"""

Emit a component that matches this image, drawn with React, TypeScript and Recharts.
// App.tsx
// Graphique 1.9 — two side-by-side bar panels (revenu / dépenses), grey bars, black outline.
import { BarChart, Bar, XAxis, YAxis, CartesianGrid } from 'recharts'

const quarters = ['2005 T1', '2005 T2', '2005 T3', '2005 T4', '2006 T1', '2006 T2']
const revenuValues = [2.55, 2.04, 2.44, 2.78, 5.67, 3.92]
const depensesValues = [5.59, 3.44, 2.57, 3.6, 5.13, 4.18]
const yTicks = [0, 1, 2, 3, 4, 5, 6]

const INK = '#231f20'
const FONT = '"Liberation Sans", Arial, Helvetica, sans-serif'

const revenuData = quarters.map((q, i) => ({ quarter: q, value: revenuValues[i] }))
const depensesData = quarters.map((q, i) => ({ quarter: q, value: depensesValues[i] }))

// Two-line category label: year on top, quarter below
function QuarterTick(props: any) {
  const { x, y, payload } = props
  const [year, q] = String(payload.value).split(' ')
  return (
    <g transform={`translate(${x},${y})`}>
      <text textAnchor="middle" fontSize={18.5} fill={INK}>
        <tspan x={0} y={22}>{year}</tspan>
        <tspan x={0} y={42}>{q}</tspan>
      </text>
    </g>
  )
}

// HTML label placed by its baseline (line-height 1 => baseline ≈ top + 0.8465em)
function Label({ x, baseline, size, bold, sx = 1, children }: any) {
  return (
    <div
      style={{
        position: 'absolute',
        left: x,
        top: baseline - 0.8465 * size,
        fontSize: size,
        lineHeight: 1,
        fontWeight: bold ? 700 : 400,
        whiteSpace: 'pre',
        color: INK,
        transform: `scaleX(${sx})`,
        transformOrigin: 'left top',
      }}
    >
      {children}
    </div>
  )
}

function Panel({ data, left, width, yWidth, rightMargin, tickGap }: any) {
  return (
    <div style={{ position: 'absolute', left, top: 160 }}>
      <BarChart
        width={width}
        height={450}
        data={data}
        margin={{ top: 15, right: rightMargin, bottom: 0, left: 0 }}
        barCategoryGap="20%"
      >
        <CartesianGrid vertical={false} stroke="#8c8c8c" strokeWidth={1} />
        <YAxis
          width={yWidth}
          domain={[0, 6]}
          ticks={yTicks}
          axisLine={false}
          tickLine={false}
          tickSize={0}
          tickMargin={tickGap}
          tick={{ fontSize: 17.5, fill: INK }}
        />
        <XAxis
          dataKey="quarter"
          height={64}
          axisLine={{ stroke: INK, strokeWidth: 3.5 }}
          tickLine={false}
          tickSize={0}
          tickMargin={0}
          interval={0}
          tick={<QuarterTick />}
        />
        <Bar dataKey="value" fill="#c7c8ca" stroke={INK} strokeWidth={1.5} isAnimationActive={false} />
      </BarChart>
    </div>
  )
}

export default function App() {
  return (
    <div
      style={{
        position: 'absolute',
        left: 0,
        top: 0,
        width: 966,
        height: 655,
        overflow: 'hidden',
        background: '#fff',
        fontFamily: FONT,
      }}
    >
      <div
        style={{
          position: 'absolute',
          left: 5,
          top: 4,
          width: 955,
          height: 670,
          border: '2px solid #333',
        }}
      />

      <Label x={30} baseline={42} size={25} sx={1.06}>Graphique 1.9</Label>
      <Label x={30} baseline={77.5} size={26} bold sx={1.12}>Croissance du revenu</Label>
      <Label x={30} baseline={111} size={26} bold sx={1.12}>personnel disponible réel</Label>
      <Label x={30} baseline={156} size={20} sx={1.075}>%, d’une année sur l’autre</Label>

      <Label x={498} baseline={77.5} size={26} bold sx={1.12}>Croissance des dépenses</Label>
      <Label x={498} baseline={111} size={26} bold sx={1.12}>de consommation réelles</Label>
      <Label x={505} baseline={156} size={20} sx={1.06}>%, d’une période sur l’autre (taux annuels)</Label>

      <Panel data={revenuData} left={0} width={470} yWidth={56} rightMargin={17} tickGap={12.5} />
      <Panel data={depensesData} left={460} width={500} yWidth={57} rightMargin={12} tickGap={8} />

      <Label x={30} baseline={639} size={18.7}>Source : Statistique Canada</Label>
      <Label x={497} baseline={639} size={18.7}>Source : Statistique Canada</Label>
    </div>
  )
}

"""

* _Work to do_:
Return exactly, please, the lines of the material from the first one down to and including the line where "const yTicks = [0, 1, 2, 3, 4, 5, 6]" appears.

* _Completed exercise_:
Emit a component that matches this image, drawn with React, TypeScript and Recharts.
// App.tsx
// Graphique 1.9 — two side-by-side bar panels (revenu / dépenses), grey bars, black outline.
import { BarChart, Bar, XAxis, YAxis, CartesianGrid } from 'recharts'

const quarters = ['2005 T1', '2005 T2', '2005 T3', '2005 T4', '2006 T1', '2006 T2']
const revenuValues = [2.55, 2.04, 2.44, 2.78, 5.67, 3.92]
const depensesValues = [5.59, 3.44, 2.57, 3.6, 5.13, 4.18]
const yTicks = [0, 1, 2, 3, 4, 5, 6]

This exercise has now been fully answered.